National Grid expenditure will rise to £22 billion over the next five years, comparing to just £14 billion during the past five years; approximately 75% of funds will be spent in the UK.
According to analysts at Morgan Stanley, the move towards an energy infrastructure that can support green initiatives “requires much greater investment in the electricity and gas transmission networks” in order to deal with “a very different flow of energy on the networks”. Therefore, the National Grid, which operates Britain’s gas and electricity networks, must invest in a new infrastructure if the nation can avail of low carbon technologies.
The news that electricity and central heating bills will rise by £4 per year on average ought not to surprise or upset too many people, as the increase is relatively small in the context of fuel bill rises generally. In fact, the £4 increase on annual bills is regarded as “pretty good value” by Steve Lucas, the National Grid’s Group Finance Director. Lucas added: “This is a very major investment to get a major upgrade to the system to make it fit for the energy revolution”.
According to a recent YouGov survey, public support for green initiatives appears to be on the decline, which would imply people are worried more about immediate economic concerns than long-term environmental issues.
The YouGov poll asked 4,300 adults a series of questions regarding the environment one week after the UK General Election. Interest in climate change was shared amongst 80%of respondents in a similar survey conducted in 2006, compared to 71% in 2009.
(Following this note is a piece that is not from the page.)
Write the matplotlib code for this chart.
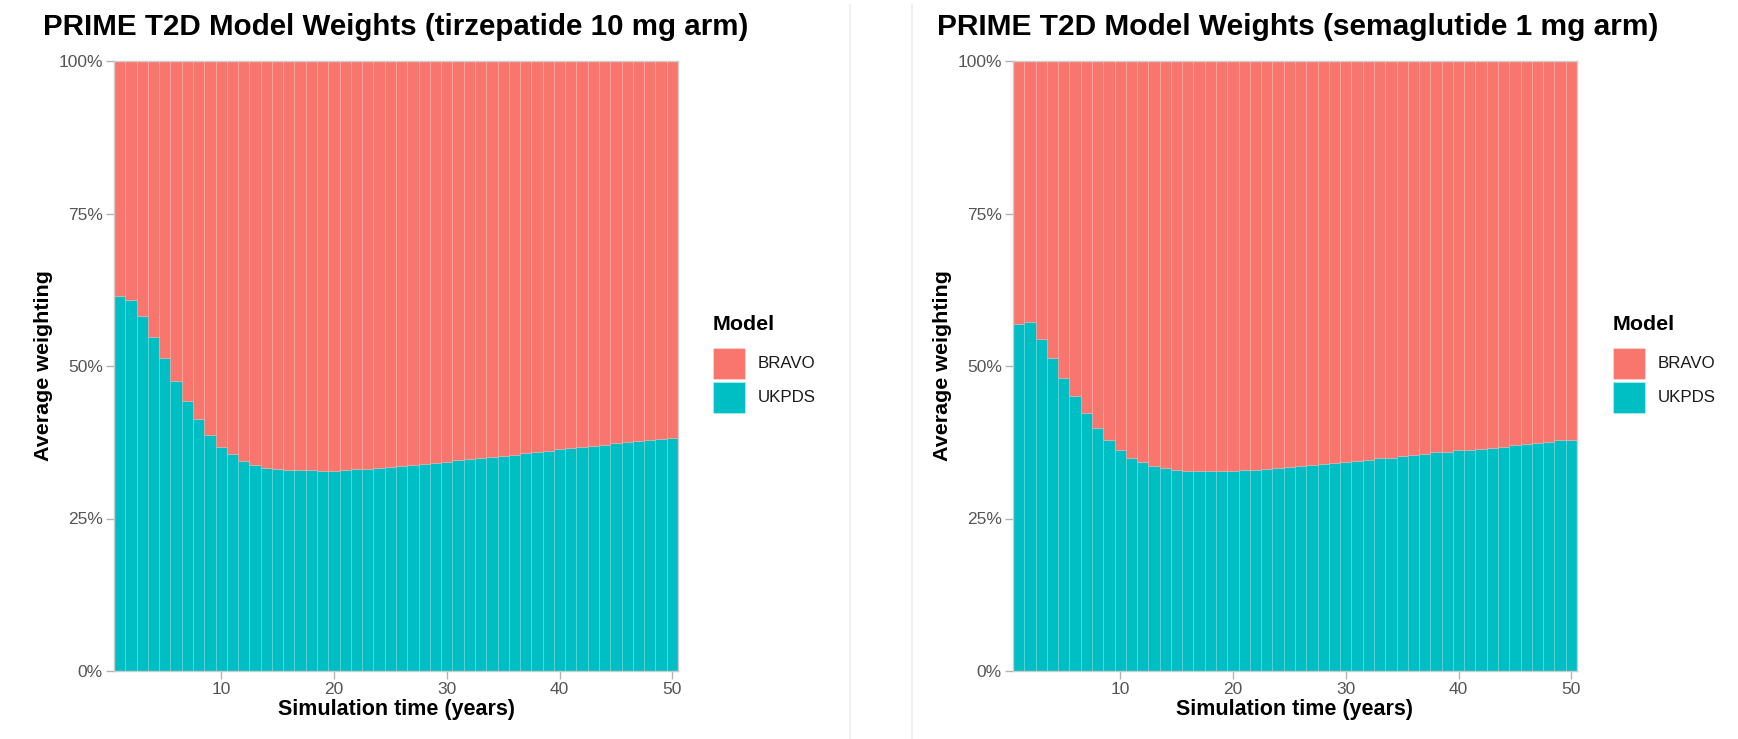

This year, just 62% of respondents claim an interest in climate change – a decrease that has been matched by several other surveys in light of the Copenhagen climate summit and leaked global warming data from the University of East Anglia. The YouGov poll carried out earlier this month also revealed public opposition to the building of nuclear power stations is weakening amid a general apathy towards environmental concerns.